All in all it’s been a pretty decent season, but one problem that’s been apparent from the very start of the series is that none of the important characters have been killed. A couple have bit the dust in the past, most notably Shane (Jon Bernthal) and Lori, but in this season there wasn’t a single death that I actually cared about. This takes a sense of urgency out of the show and makes it seem less realistic. I don’t mind that some of the bigger characters in the show get a pass, because I want to see my favourite characters live on; I don’t want Carol, Rick, Glenn or Daryl (Norman Reedus) to die, and the shock value wouldn’t be worth it to have them gone. However, I think that the show has to do away with Carl, Michonne (Danai Gurira), or Maggie (Lauren Cohan) next season, or it will start to lose credibility (I’ve said it before and I’ll say it again – please let it be Carl! He’s such a waste of a character it’s time to let him go).

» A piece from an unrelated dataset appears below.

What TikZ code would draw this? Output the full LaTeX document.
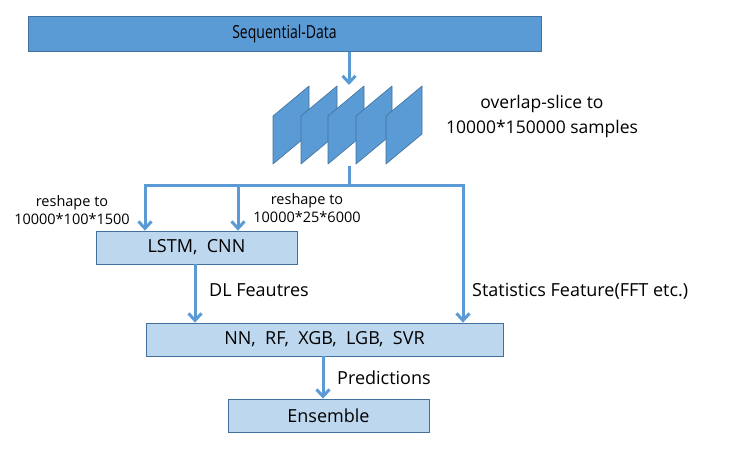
\documentclass[tikz,border=0pt]{standalone}
\usepackage{fontspec}
\setmainfont{Open Sans}
\usetikzlibrary{arrows.meta}
\definecolor{bdark}{HTML}{5B9BD5}
\definecolor{bedge}{HTML}{41719C}
\definecolor{blight}{HTML}{BDD7EE}
\tikzset{
  boxdark/.style={draw=bedge,fill=bdark,line width=0.8pt,inner sep=0pt},
  boxlight/.style={draw=bedge,fill=blight,line width=0.8pt,inner sep=0pt,font=\fontsize{18}{21}\selectfont},
  conn/.style={draw=bdark,line width=3pt},
  arr/.style={conn,-{Straight Barb[length=7pt,width=13pt,line width=3pt]}},
  lbl/.style={inner sep=0pt,align=center},
  biglbl/.style={lbl,font=\fontsize{18}{21}\selectfont},
  smalllbl/.style={lbl,font=\fontsize{14.5}{17.5}\selectfont},
  slice/.style={draw=bedge,fill=bdark,line width=0.6pt,line join=round}
}
\begin{document}
\begin{tikzpicture}[x=1pt,y=-1pt]
\useasboundingbox (0,0) rectangle (746,461);
% boxes
\node[boxdark,minimum width=513pt,minimum height=35pt,font=\fontsize{18}{21}\selectfont] (seq) at (284.5,34) {\scalebox{0.78}[1]{Sequential-Data}};
\node[boxlight,minimum width=201pt,minimum height=33pt] (lstm) at (196.5,247.5) {LSTM,\ \ CNN};
\node[boxlight,minimum width=357pt,minimum height=33pt] (nn) at (324.5,339.5) {NN,\ \ RF,\ \ XGB,\ \ LGB,\ \ SVR};
\node[boxlight,minimum width=201pt,minimum height=33pt] (ens) at (328.5,415.5) {Ensemble};
% slices
\foreach \lx in {273,301,328,356,386}{
  \draw[slice] (\lx,116) -- (\lx+36,86) -- (\lx+36,134) -- (\lx,164) -- cycle;
}
\coordinate (slin) at (349,85);
\coordinate (slout) at (349,166);
\coordinate (jm) at (349,185);
\coordinate (j1) at (145,185);
\coordinate (j2) at (238,185);
\coordinate (j3) at (463,185);
\coordinate (pcol) at (323,0);
% connectors
\draw[arr] (seq.south -| slin) -- (slin);
\draw[conn] (slout) -- (jm);
\draw[conn,line cap=butt] ([xshift=-1.5pt]j1) -- ([xshift=1.5pt]j3);
\draw[arr] ([yshift=-1.5pt]j1) -- (j1 |- lstm.north);
\draw[arr] ([yshift=-1.5pt]j2) -- (j2 |- lstm.north);
\draw[arr] ([yshift=-1.5pt]j3) -- (j3 |- nn.north);
\draw[arr] (lstm.south -| 195,0) -- (nn.north -| 195,0);
\draw[arr] (nn.south -| pcol) -- (ens.north -| pcol);
% labels
\node[lbl,font=\fontsize{17.5}{25}\selectfont] (ovl) at (542,116) {overlap-slice to\\10000*150000 samples};
\node[smalllbl] (rs1) at (72,210) {reshape to\\10000*100*1500};
\node[smalllbl] (rs2) at (307,208) {reshape to\\10000*25*6000};
\node[biglbl,anchor=west] (dlf) at (209,290) {DL Feautres};
\node[biglbl,anchor=west] (stf) at (472,291) {Statistics Feature(FFT etc.)};
\node[biglbl,anchor=west] (prd) at (337,378) {Predictions};
\end{tikzpicture}
\end{document}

I enjoy “The Walking Dead”, and this season is no exception. I like creative zombie kills (not the pinpoint headshots), and I like the melodrama between the characters when believable performances are given. I don’t think that it’s worthy of a fraction of the praise and attention that it gets, but it’s a guilty pleasure that I’ve stuck with for a very long time. This season has been good, maybe even great at times, but the quality of writing often lets it down. If it were perhaps half the length then I think it would work much better, but the producers like money, and that’s just that. Overall, it was a well-crafted season of television, but it wasn’t up to the standard of other big name television shows like “Hannibal”, “Game of Thrones” or “Breaking Bad”.